Until 1975 L'Alte had not been seen firsthand by most critics. While it was still at Petworth in the first half of the twentieth century, most critics, including English ones, did not seek it out. Dacier, Vuaflart, and Hérold were apparently unaware of its existence. The picture remained at a seemingly greater remove after World War II when it was in the United States. Although it was exhibited twice, the picture engendered little interest among Watteau scholars and, as a result, most were wary of accepting its authenticity. Adhémar, who knew the picture only from a photograph, noted its overpainted surface and was suspicious. Her opinion was followed by Macchia and Montagni. After its purchase by Thyssen-Bornemisza and its subsequent cleaning, which removed the overpainting and revealed the original oval format, critics freely accepted the Thyssen-Bornemisza picture as authentic.

In her account of the painting’s provenance, Adhémar introduced the idea that Lord Duveen was the owner of the painting after Agnew and referred the reader to Valentiner’s 1930 publication. However, in that book Valentiner lists the picture as being with Agnew and makes no reference whatsoever to Duveen. In truth, there is no indication that Duveen ever owned the painting. Nonetheless, Macchia and Montagni repeated Adhémar’s account, as did Alan Rosenbaum in his text for the 1979-81 exhibition of the Thyssen-Bornemisza collection. So too, Pierre Rosenberg cited Duveen’s ownership in the 1984 Watteau tercentenary exhibition catalogue and, even more specifically, he stipulated that Duveen obtained it in 1945. However, this cannot be true, since Duveen had already died in 1939. As forceful as that dealer was, even he could not have managed to buy the painting six years after his death. A mounted photograph at the Witt Library bears the erroneous annotation “Agnew/ London, 1946,” as though they still owned it after the war. However, and this is the crucial fact, Wildenstein’s records indicate that they owned the picture from 1943 when they bought it from Agnew. Curiously, none of the postwar scholars have ever associated the picture with Wildenstein.

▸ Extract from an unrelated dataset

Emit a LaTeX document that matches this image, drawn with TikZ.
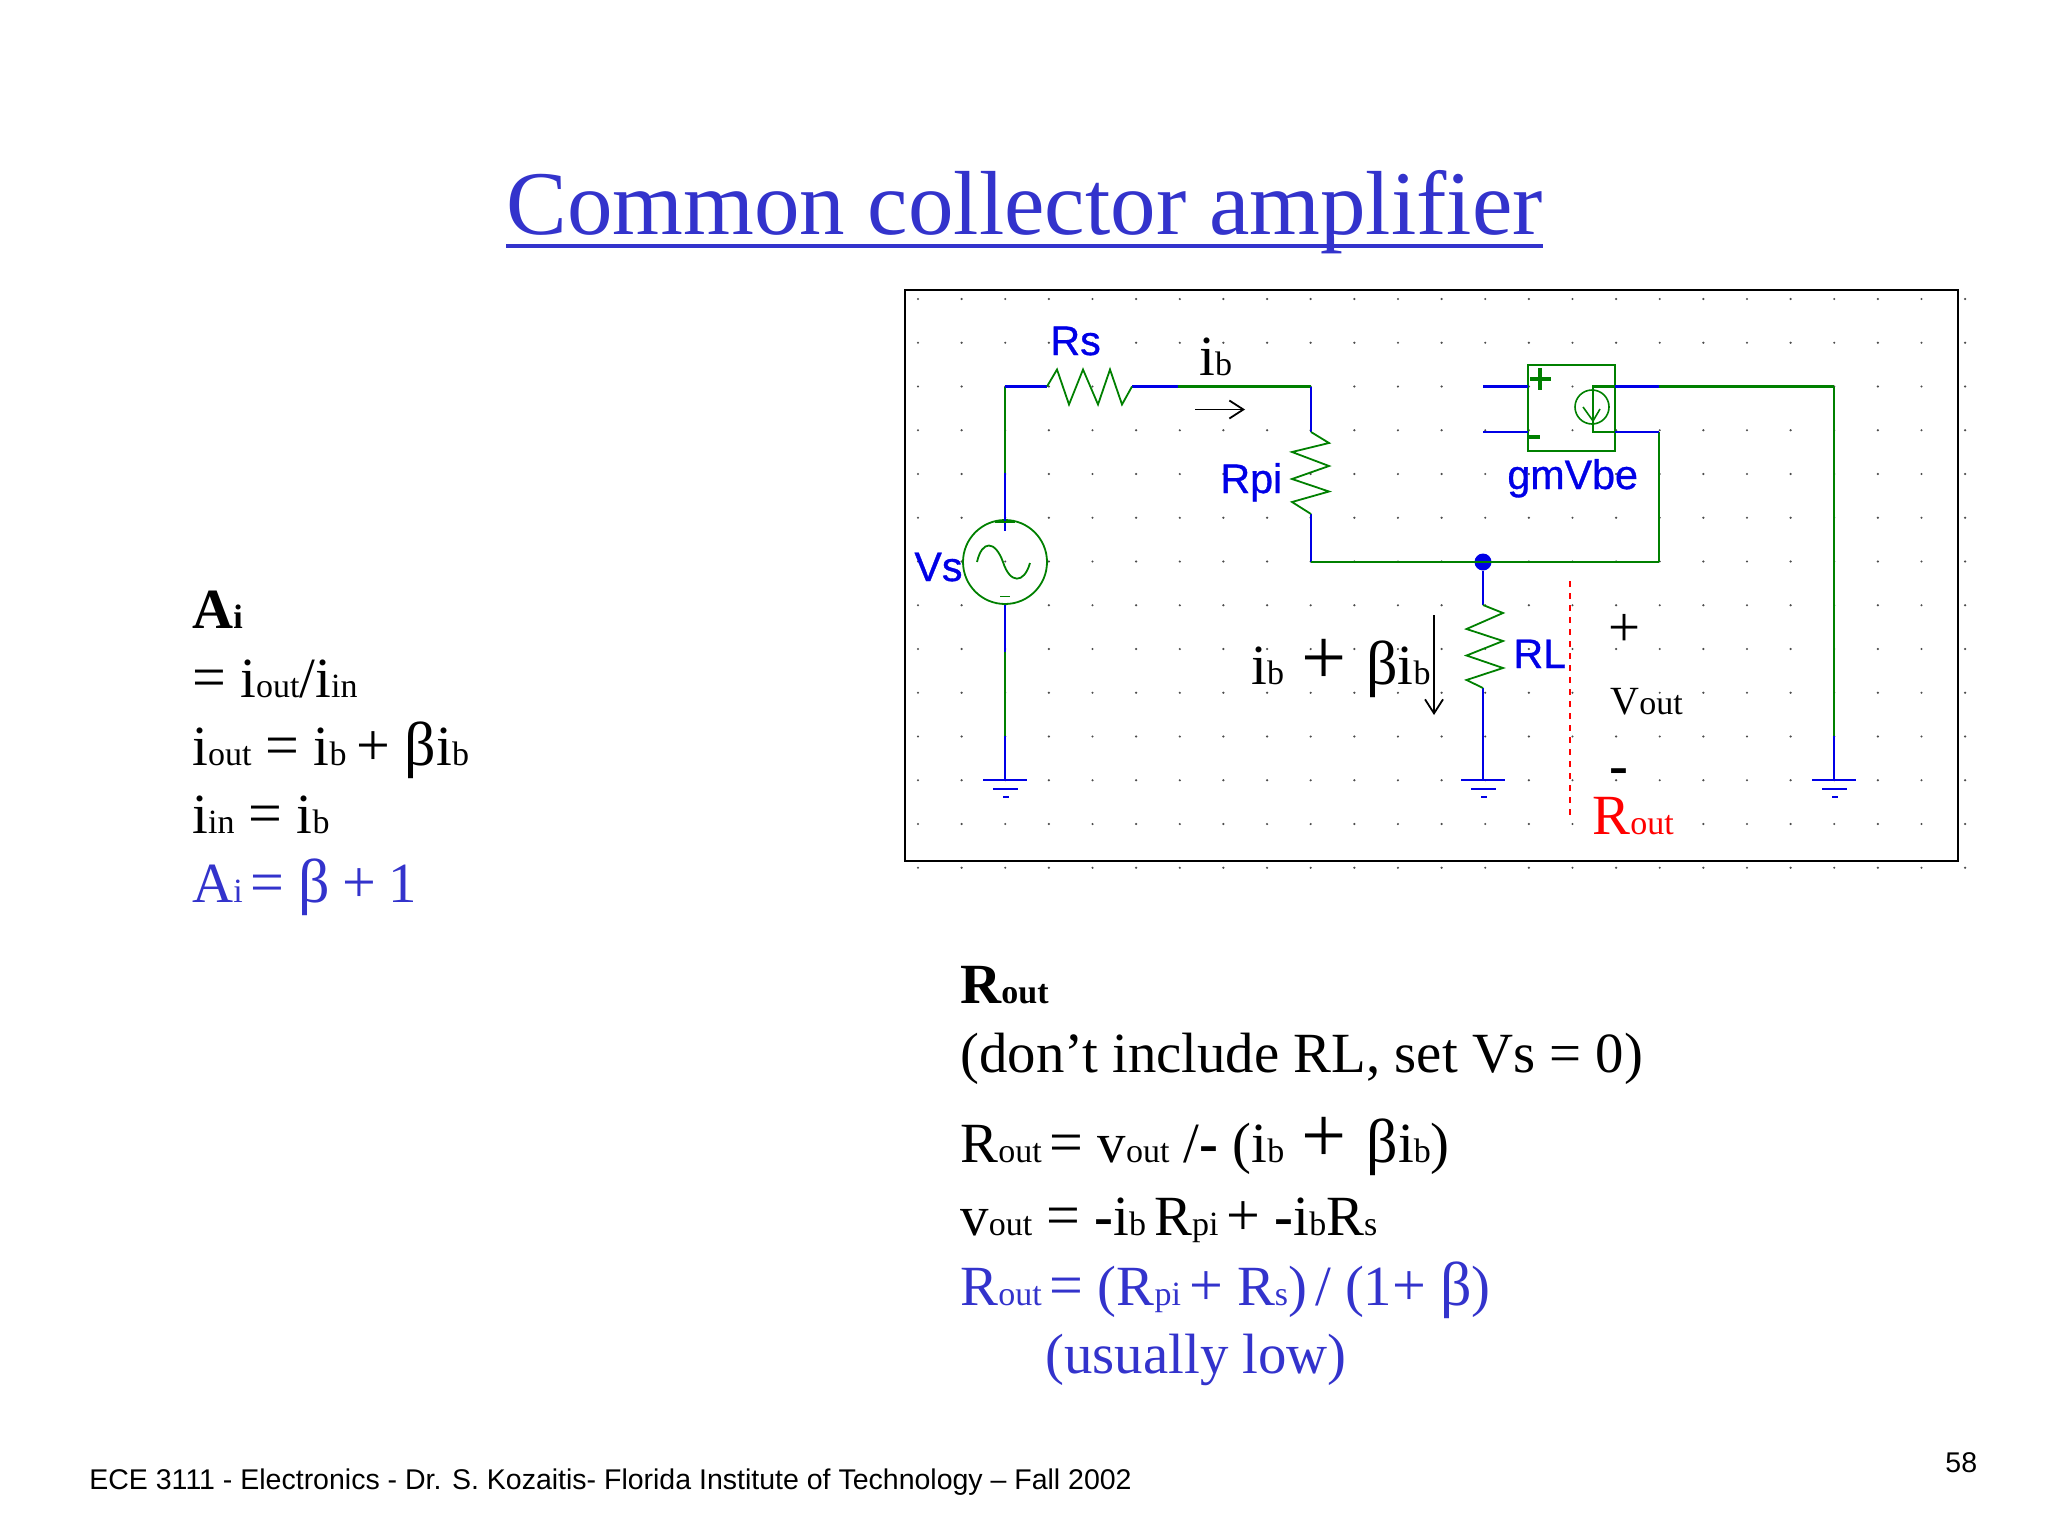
\documentclass[tikz,border=0pt]{standalone}
\usepackage{fontspec}
\setmainfont{Liberation Serif}
\setsansfont{Liberation Sans}
\newfontfamily\netfont[FakeBold=0.8]{Liberation Sans}
\usetikzlibrary{arrows.meta}
\definecolor{slideblue}{RGB}{51,51,204}
\definecolor{netgreen}{RGB}{0,128,0}
\definecolor{netblue}{RGB}{0,0,230}
\newcommand{\lo}[1]{{\fontsize{17}{24}\selectfont #1}}
\newcommand{\bt}{{\fontsize{31}{34}\selectfont β}}
\newcommand{\eq}{{\fontsize{30}{34}\selectfont =}}
\newcommand{\pl}{{\fontsize{30}{34}\selectfont +}}
\newcommand{\bigp}{\kern8.5pt{\fontsize{40}{40}\selectfont +}\kern10pt}
\begin{document}
\begin{tikzpicture}[x=0.5pt,y=-0.5pt,
        griddot/.style={circle,fill=black!70,minimum size=1.2pt,inner sep=0pt},
        gwire/.style={color=netgreen,line width=1.1pt},
        bwire/.style={color=netblue,line width=1.1pt},
        netlabel/.style={anchor=base west,inner sep=0pt,color=netblue,font=\netfont\fontsize{20.6}{24}\selectfont},
        txt/.style={anchor=base west,inner sep=0pt,font=\fontsize{28.4}{34}\selectfont},
        foot/.style={anchor=base west,inner sep=0pt,font=\sffamily\fontsize{14.25}{18}\selectfont},
        >={Straight Barb[length=7pt,width=9pt]}]
\useasboundingbox (0,0) rectangle (2048,1536);
% title
\node[anchor=base west,inner sep=0pt,color=slideblue,font=\fontsize{45.5}{50}\selectfont] (title) at (506,234) {Common collector amplifier};
\coordinate (ula) at (506,246);
\coordinate (ulb) at (1543,246);
\draw[color=slideblue,line width=1.8pt] (ula) -- (ulb);
% schematic grid
\foreach \i in {0,...,24}
  \foreach \j in {0,...,13}
    \node[griddot] (g\i-\j) at ({918+43.63*\i},{299+43.75*\j}) {};
\node[draw,line width=1.1pt,minimum width=526.5pt,minimum height=285.5pt,inner sep=0pt] (frame) at (1431.5,575.5) {};
% wires, corners and ends
\coordinate (lt) at (1005,386.5);
\coordinate (rsa) at (1047,386.5);
\coordinate (rsb) at (1132,386.5);
\coordinate (mid) at (1178,386.5);
\coordinate (rt) at (1311,386.5);
\coordinate (rpa) at (1311,432);
\coordinate (rpb) at (1311,514);
\coordinate (rbl) at (1311,562);
\coordinate (rla) at (1483,605);
\coordinate (rlb) at (1483,688);
\coordinate (sa) at (1483,386.5);
\coordinate (sb) at (1483,432);
\coordinate (ta) at (1528,386.5);
\coordinate (tb) at (1528,432);
\coordinate (oa) at (1593,386.5);
\coordinate (ob) at (1593,432);
\coordinate (ua) at (1615,386.5);
\coordinate (ub) at (1615,432);
\coordinate (va) at (1659,386.5);
\coordinate (vb) at (1659,432);
\coordinate (br) at (1659,562);
\coordinate (tr) at (1834,386.5);
\coordinate (trg) at (1834,736);
\coordinate (gl) at (1005,780);
\coordinate (gm) at (1483,780);
\coordinate (gr) at (1834,780);
\coordinate (la) at (1005,473);
\coordinate (lc) at (1005,652);
\coordinate (ld) at (1005,736);
\node[circle,draw=netgreen,line width=0.9pt,minimum size=42pt,inner sep=0pt] (vs) at (1005,562) {};
\node[circle,fill=netblue,minimum size=8.5pt,inner sep=0pt] (junc) at (1483,562) {};
\node[draw=netgreen,line width=1.2pt,minimum width=43.5pt,minimum height=43pt,inner sep=0pt] (gmbox) at (1571.5,408) {};
\node[circle,draw=netgreen,line width=0.8pt,minimum size=17pt,inner sep=0pt] (gmsrc) at (1592,407) {};
\draw[gwire] (lt) -- (la);
\draw[bwire] (la) -- (vs.north) -- ++(0,12);
\draw[bwire] (vs.south) -- (lc);
\draw[gwire] (lc) -- (ld);
\draw[bwire] (ld) -- (gl);
\draw[bwire] (lt) -- (rsa);
\draw[bwire] (rsb) -- (mid);
\draw[gwire,line width=1.3pt] (mid) -- (rt);
\draw[bwire] (rt) -- (rpa);
\draw[bwire] (rpb) -- (rbl);
\draw[gwire,line width=1.4pt] (rbl) -- (br);
\draw[gwire] (br) -- (vb);
\draw[bwire] (vb) -- (ub);
\draw[bwire] (sa) -- (ta);
\draw[bwire] (sb) -- (tb);
\draw[bwire] (ua) -- (va);
\draw[gwire,line width=1.3pt] (va) -- (tr);
\draw[gwire] (tr) -- (trg);
\draw[bwire] (trg) -- (gr);
\draw[bwire] (junc) -- (rla);
\draw[bwire] (rlb) -- (gm);
% resistors
\draw[gwire,line width=0.9pt] (rsa) -- ++(10,-17) -- ++(12,35) -- ++(14,-35) -- ++(15,35) -- ++(12,-35) -- ++(12,35) -- (rsb);
\draw[gwire,line width=0.9pt] (rpa) -- ++(18,11) -- ++(-37,9) -- ++(37,14) -- ++(-37,13) -- ++(37,12.5) -- ++(-37,10.5) -- (rpb);
\draw[gwire,line width=0.9pt] (rla) -- ++(20,8) -- ++(-36.5,16) -- ++(36.5,12) -- ++(-36.5,14.5) -- ++(36.5,12.5) -- ++(-36.5,12) -- (rlb);
% source
\draw[gwire,line width=0.9pt] (977,562) .. controls (982,540) and (995,540) .. (1003,562) .. controls (1010,584) and (1024,584) .. (1030,563);
\draw[gwire,line width=0.9pt] (995,522) -- (1015,522);
\draw[gwire,line width=0.9pt] (1000,596.5) -- (1010,596.5);
% controlled source
\draw[gwire] (ua) -- (oa) -- (ob) -- (ub);
\draw[gwire,line width=0.8pt] (1583,407) -- (1593,421) -- (1600,409);
\draw[gwire,line width=1.8pt] (1530,379) -- (1551,379);
\draw[gwire,line width=1.8pt] (1540,368) -- (1540,390);
\draw[gwire,line width=1.8pt] (1529,437) -- (1540,437);
\foreach \g in {gl,gm,gr}
  \draw[bwire] (\g) ++(-22,0) -- ++(44,0) ++(-34,9) -- ++(25,0) ++(-15,8) -- ++(6,0);
% schematic labels
\node[netlabel] (lrs) at (1050,355) {Rs};
\node[netlabel] (lrpi) at (1220,493) {Rpi};
\node[netlabel] (lgm) at (1507,489) {gmVbe};
\node[netlabel] (lvs) at (914,581) {Vs};
\node[netlabel] (lrl) at (1513,668) {RL};
\node[txt] (ib) at (1199,375) {i\lo{b}};
\coordinate (iba) at (1195,409.5);
\coordinate (ibb) at (1245,409.5);
\draw[->,line width=0.9pt] (iba) -- (ibb);
\node[txt] (ie) at (1251,684) {i\lo{b}\bigp\bt{}i\lo{b}};
\coordinate (iea) at (1434,615);
\coordinate (ieb) at (1434,715);
\draw[->,line width=0.9pt] (iea) -- (ieb);
\coordinate (cuta) at (1570,581);
\coordinate (cutb) at (1570,820);
\draw[red,dashed,line width=0.9pt] (cuta) -- (cutb);
\node[txt] (vp) at (1608,646) {+};
\node[txt] (vo) at (1610,714) {{\fontsize{20}{24}\selectfont V}\lo{out}};
\node[txt] (vm) at (1609,784) {\textbf{-}};
\node[txt,color=red] (ro) at (1592,834) {R\lo{out}};
% left column
\node[txt] (ai) at (192,628) {\textbf{A\lo{i}}};
\node[txt] (aib) at (192,697) {\eq{} i\lo{out}/i\lo{in}};
\node[txt] (aic) at (192,765) {i\lo{out} \eq{} i\lo{b}\kern5pt\pl{} \bt{}i\lo{b}};
\node[txt] (aid) at (192,833) {i\lo{in} \eq{} i\lo{b}};
\node[txt,color=slideblue] (aie) at (192,902) {A\lo{i}\kern4pt\eq{} \bt{}\kern6pt\pl{}\kern6pt 1};
% right column
\node[txt] (ra) at (960,1003) {\textbf{R\lo{out}}};
\node[txt] (rb) at (960,1072) {(don’t include RL, set Vs = 0)};
\node[txt] (rc) at (960,1162) {R\lo{out}\kern4pt\eq{} v\lo{out} /\textbf{-} (i\lo{b}\bigp\bt{}i\lo{b})};
\node[txt] (rd) at (960,1235) {v\lo{out} \eq{} \textbf{-}i\lo{b}\kern4pt R\lo{pi}\kern4pt\pl{} \textbf{-}i\lo{b}R\lo{s}};
\node[txt,color=slideblue] (re) at (960,1305) {R\lo{out}\kern4pt\eq{} (R\lo{pi}\kern4pt\pl{} R\lo{s})\kern4pt/ (1\pl{} \bt{})};
\node[txt,color=slideblue] (rf) at (1045,1373) {(usually low)};
% footer
\node[foot] (fl) at (89,1489) {ECE 3111 - Electronics - Dr. S. Kozaitis- Florida Institute of Technology – Fall 2002};
\node[foot] (fn) at (1945,1472) {58};
\end{tikzpicture}
\end{document}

There is an overall consensus that L’Alte, like all Watteau’s military subjects, stems from the early part of his career. Most scholars thought that these paintings have clustered around the time Watteau temporarily returned to Valenciennes. Since it was wrongly believed that this trip took place in 1709, the dating of this and the other military pictures have clustered around 1909-10. In 1981, for example, Roland Michel dated the painting to c. 1709. Rosenberg (1984) suggested a date of 1709-10 and proposed that the fontange headdress worn by the seated woman confirmed this idea. In a contrary way, Dacier, Vuaflart, and Hérold had thought that the fontange implied a date of 1712. Adhémar situated L'Alte in 1710. Posner assigned all the military paintings to 1709-14, writing that there could be no precision in dating them. The recent discovery that Watteau did not leave for Valenciennes until 1710 mandates a later date for both his drawings of soldiers and his paintings with military themes. This holds especially true for L’Alte, which has a more mature quality than most other pictures in this group. Glorieux has proposed that L'Alte was painted at the end of 1710 or the beginning of 1711, and that together with Le Défilé and the so-called Porte de Valenciennes they formed a series of oval paintings that originally were inserted in the boiserie of a small room.